NEW YORK, NY.- Gagosian announces Nan Goldin: You never did anything wrong at 522 West 21st Street, New York. Opening on September 12, the exhibition consists of two new moving-image works presented in specially designed pavilions and an extensive body of new photographs. This is Goldin’s first exhibition of new work since joining Gagosian in 2023.

Stendhal Syndrome (2024) is a moving-image work that juxtaposes photographs Goldin has taken over the last twenty years of Classical, Renaissance, and Baroque masterpieces with portraits of her own friends, family, and lovers. Photographs of paintings and sculptures from museums around the world including the Galleria Borghese, Louvre, Metropolitan Museum of Art, and Prado flow seamlessly with images of Goldin’s community, crossing centuries to resonate in harmony with each other, revealing uncanny resemblances in composition, color, form, and emotional tone. Goldin’s ability to draw such precise visual connections raises profound questions about traditional hierarchies within art, and the enduring human compulsion to memorialize beauty in works fueled by love, and grief.

You never did anything wrong, Part 1 (2024) is a home movie centered around the totality of the solar eclipse, filmed in Super 8 and 16mm. The soundtrack includes a mournful piece by Valerij Fedorenko, a chilling new score composed by Mica Levi, and ambient sounds of nature recorded during the eclipse. It is Goldin’s first abstract work, born from an ancient myth that an eclipse is caused by animals stealing the sun.

The moving-image works are projected within freestanding pavilions designed by Goldin in collaboration with Lebanese-French architect Hala Wardé. Each structure is conceived to echo the corresponding film therein, creating a Gesamtkunstwerk that fuses architecture, image, and sound.

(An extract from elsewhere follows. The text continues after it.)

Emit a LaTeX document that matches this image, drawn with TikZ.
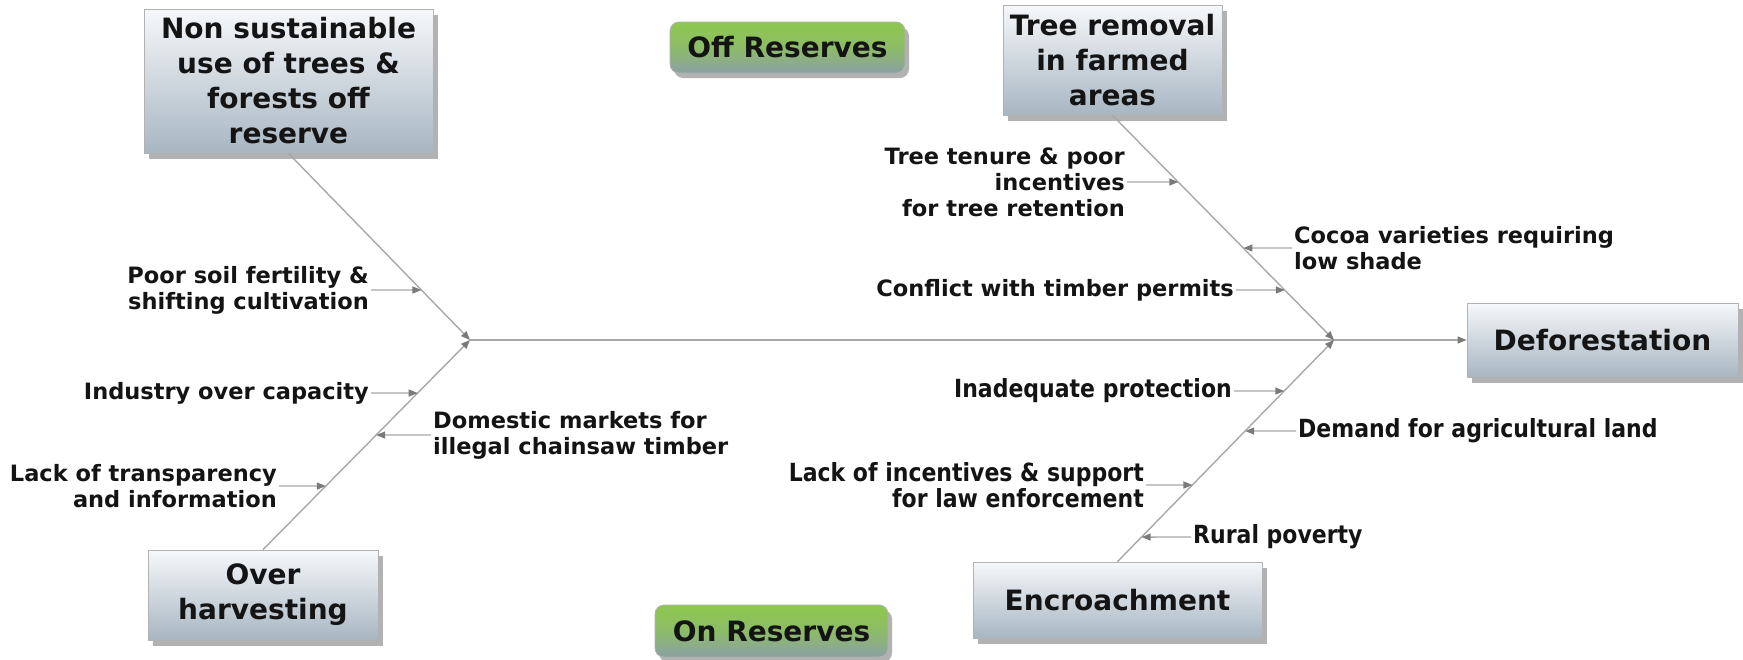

Drawing from the same associative impulse that informed Stendhal Syndrome, Goldin created an expansive body of new grid photographs in which her own autobiographical images are mirrored by photographs taken in museums of artworks spanning millennia. The grid format, which has been a key element of Goldin’s work for three decades, echoes the cinematic structure of her moving-image works, encapsulating her understanding of history and time. These photographs line the walls of the gallery, surrounding the pavilions. Many of the grids explore stories of love and loss from antiquity, as in Orpheus Dying (2024), in which an 1866 Baroque painting by Émile Lévy of Orpheus is paired with a 1977 photograph of Goldin’s lover Tony. The visual parallels are striking, as both figures lie in nearly identical, seductive positions. Their pronounced rib cages create a haunting symmetry, and both bodies are draped against rumpled blue sheets that further unify the images, despite one being a classical nude and the other of a modern man wearing jeans. The shared palette and eerie shadowing of the two scenes blur the lines between past and present, high art and personal narrative, making their connection almost surreal—and evoking the pleasure and terror of the Stendhal Syndrome.

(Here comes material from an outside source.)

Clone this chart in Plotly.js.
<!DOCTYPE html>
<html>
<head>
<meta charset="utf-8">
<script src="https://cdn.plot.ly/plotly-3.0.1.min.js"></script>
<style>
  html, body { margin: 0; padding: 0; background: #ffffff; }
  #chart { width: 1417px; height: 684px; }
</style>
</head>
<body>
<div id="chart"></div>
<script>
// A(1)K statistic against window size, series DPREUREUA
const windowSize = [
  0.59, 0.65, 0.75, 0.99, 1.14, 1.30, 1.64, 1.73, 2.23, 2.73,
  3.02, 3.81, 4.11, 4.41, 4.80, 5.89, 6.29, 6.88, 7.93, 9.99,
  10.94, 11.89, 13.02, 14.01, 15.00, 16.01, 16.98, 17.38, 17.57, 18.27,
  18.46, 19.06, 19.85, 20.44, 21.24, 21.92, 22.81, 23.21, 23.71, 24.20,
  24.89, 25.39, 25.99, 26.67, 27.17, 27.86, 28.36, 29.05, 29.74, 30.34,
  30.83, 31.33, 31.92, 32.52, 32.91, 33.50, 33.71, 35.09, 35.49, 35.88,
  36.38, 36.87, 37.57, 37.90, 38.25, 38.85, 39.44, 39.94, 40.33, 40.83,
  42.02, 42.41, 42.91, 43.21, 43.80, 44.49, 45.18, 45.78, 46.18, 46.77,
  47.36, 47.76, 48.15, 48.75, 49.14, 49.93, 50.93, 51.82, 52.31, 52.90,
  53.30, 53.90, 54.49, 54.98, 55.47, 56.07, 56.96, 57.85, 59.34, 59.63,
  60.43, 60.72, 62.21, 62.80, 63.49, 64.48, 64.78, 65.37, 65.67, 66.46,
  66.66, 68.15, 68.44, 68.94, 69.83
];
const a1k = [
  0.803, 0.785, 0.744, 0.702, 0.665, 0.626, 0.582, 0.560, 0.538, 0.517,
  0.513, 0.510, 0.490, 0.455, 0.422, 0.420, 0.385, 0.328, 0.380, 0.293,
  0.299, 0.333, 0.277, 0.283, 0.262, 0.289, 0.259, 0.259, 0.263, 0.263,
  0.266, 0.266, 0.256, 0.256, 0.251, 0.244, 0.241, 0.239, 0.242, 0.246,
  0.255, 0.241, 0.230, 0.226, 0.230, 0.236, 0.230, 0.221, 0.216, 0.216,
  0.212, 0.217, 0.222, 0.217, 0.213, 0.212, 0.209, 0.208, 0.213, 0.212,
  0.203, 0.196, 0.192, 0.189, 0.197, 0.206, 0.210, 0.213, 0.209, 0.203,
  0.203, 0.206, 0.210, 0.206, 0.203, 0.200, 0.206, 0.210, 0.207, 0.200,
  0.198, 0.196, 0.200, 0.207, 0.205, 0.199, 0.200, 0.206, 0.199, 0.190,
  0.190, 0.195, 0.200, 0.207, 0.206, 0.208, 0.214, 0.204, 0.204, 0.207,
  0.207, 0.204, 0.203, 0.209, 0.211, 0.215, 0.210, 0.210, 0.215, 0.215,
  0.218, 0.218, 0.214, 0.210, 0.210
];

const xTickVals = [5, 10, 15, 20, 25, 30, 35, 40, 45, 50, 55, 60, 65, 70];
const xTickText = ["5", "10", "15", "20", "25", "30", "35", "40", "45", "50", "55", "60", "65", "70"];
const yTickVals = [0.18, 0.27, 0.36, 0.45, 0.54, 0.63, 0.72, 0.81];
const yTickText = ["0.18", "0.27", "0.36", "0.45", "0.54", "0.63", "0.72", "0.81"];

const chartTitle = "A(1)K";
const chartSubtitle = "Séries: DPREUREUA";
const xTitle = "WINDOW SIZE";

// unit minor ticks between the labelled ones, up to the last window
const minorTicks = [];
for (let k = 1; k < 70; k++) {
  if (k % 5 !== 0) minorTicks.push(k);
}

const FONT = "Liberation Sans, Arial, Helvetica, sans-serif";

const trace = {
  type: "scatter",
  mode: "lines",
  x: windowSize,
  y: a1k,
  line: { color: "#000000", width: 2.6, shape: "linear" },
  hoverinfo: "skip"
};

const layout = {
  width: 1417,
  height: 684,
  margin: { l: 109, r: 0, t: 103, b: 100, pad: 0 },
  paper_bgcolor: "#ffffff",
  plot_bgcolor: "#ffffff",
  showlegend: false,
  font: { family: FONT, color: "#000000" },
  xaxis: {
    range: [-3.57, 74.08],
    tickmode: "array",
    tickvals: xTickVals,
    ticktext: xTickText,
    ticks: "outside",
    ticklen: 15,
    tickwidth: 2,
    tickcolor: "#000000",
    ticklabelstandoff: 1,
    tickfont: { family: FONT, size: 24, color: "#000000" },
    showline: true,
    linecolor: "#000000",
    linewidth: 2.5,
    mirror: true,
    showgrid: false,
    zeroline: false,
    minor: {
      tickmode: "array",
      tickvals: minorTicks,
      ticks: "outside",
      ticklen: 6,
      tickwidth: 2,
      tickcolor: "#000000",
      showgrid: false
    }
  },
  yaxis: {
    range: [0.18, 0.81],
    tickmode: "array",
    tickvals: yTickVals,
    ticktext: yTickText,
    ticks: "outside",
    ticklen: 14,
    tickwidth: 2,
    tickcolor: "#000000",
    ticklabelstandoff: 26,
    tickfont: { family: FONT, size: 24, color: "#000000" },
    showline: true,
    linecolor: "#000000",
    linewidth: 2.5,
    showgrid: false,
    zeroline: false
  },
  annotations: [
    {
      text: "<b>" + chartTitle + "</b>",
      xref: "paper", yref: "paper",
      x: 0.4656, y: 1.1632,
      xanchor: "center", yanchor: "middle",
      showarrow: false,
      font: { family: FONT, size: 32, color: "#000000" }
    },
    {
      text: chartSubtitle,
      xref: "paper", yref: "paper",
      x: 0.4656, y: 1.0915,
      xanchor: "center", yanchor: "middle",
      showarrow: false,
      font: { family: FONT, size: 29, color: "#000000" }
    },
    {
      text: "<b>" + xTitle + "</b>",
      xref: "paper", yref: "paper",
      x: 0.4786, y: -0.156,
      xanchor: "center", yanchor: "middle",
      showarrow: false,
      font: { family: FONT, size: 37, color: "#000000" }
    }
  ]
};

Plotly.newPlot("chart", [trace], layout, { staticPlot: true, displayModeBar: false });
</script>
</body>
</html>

Throughout her storied fifty-year career, Goldin has fearlessly probed the depths of the human condition, capturing raw moments from everyday life that reveal universal experiences of love, loss, and the truths that connect us all.

Nan Goldin was born in Washington, DC, in 1953, and lives and works in New York. Her work is represented in major public and private collections worldwide.

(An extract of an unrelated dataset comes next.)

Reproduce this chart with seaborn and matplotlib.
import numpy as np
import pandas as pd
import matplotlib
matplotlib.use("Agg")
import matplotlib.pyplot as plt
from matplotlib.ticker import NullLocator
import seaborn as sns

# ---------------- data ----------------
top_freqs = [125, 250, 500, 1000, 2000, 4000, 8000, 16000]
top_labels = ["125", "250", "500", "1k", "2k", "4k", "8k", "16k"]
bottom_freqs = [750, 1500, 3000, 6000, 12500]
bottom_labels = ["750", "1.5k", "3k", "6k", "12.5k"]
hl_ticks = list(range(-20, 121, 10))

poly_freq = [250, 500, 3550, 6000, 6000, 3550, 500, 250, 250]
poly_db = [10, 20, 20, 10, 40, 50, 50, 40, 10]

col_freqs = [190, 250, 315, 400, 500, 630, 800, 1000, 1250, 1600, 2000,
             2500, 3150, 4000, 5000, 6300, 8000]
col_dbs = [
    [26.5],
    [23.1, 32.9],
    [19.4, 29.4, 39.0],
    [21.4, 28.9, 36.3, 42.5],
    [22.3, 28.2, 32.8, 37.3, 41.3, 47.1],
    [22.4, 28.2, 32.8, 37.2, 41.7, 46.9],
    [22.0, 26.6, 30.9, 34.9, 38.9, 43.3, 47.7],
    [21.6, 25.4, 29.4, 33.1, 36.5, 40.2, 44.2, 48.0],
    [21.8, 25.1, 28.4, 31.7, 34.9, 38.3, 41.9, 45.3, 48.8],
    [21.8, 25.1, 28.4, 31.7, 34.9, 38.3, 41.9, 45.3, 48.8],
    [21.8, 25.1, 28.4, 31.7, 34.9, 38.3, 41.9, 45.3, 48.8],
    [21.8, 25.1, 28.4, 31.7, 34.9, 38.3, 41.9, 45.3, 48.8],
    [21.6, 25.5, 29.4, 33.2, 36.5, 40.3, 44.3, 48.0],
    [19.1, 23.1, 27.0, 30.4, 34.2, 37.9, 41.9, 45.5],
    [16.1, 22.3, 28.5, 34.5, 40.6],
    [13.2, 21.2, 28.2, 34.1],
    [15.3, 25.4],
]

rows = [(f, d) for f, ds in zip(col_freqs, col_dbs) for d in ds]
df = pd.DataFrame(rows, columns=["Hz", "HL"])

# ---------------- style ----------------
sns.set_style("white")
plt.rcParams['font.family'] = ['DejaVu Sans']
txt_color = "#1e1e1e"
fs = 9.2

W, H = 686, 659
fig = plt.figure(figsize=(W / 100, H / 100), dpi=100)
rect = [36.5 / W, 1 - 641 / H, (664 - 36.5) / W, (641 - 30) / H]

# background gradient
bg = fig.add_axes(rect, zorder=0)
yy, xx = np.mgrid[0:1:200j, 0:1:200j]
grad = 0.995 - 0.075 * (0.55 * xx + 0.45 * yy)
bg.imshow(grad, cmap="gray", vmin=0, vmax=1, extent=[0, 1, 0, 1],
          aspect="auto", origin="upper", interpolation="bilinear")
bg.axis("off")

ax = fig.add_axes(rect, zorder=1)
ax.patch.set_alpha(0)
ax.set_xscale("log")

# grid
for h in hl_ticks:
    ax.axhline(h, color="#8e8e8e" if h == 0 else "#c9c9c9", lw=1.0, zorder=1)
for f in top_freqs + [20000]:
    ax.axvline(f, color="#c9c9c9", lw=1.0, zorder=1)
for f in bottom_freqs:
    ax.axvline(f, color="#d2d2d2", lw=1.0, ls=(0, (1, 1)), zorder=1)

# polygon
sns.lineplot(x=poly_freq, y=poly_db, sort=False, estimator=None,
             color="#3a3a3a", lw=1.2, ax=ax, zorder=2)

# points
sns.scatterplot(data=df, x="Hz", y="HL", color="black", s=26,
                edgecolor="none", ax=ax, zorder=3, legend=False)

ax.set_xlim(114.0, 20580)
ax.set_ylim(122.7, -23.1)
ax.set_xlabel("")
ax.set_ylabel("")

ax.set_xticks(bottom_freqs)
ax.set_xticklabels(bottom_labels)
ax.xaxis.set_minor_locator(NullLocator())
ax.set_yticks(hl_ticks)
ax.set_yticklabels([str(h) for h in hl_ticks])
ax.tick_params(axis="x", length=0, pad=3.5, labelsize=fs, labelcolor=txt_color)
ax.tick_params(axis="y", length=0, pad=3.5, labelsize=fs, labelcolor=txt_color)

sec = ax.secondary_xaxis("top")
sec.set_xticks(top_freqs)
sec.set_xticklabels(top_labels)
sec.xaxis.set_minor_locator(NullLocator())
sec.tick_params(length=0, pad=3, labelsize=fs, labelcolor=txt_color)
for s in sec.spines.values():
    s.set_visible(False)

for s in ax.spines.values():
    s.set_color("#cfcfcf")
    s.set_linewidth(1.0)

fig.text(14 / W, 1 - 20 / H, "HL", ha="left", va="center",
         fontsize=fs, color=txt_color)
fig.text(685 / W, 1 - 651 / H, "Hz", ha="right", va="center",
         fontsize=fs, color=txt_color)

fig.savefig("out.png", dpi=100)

A current retrospective focusing on Goldin’s moving-image work, This Will Not End Well, includes six slideshows and video installations displayed in unique pavilions designed in collaboration with architect Hala Wardé. Following its debut in 2022 at the Moderna Museet, Stockholm, the exhibition traveled to the Stedelijk Museum, Amsterdam, and will move on to Neue Nationalgalerie, Berlin; Pirelli Hangar Bicocca, Milan; and Grand Palais, Paris, over the next two years. It will be accompanied by a nine-volume box set published by Steidl. Each volume comprises the content of a single slideshow. One volume, the reader, will contain texts by thirty writers that contextualize the artist’s work.

Other retrospectives include I’ll Be Your Mirror, Whitney Museum of American Art, New York (1996–98, traveled to Kunstmuseum Wolfsburg, Germany, 1997; Stedelijk Museum Amsterdam, 1997; Fotomuseum Winterthur, Switzerland, 1997; Kunsthalle Wien, Vienna, 1998; and Národní galerie Praha, Prague, 1998); and Le Feu Follet, Centre Pompidou, Paris (2001, traveled as Devil’s Playground to Whitechapel Gallery, London, 2002; Museo Nacional Centro de Arte Reina Sofía, Madrid, 2002; Fundação Serralves, Porto, Portugal, 2002; Castello di Rivoli Museo d’Arte Contemporanea, Turin, Italy, 2002–03; and Ujazdowski Castle Centre for Contemporary Art, Warsaw, 2003). Goldin was appointed Commandeur des Arts et des Lettres by the French Ministry of Culture (2006), and is the recipient of numerous awards, including the Hasselblad Award (2007), the Edward MacDowell Medal (2012), the Centenary Medal from London’s Royal Photographic Society (2018), and the Käthe Kollwitz Prize (2022).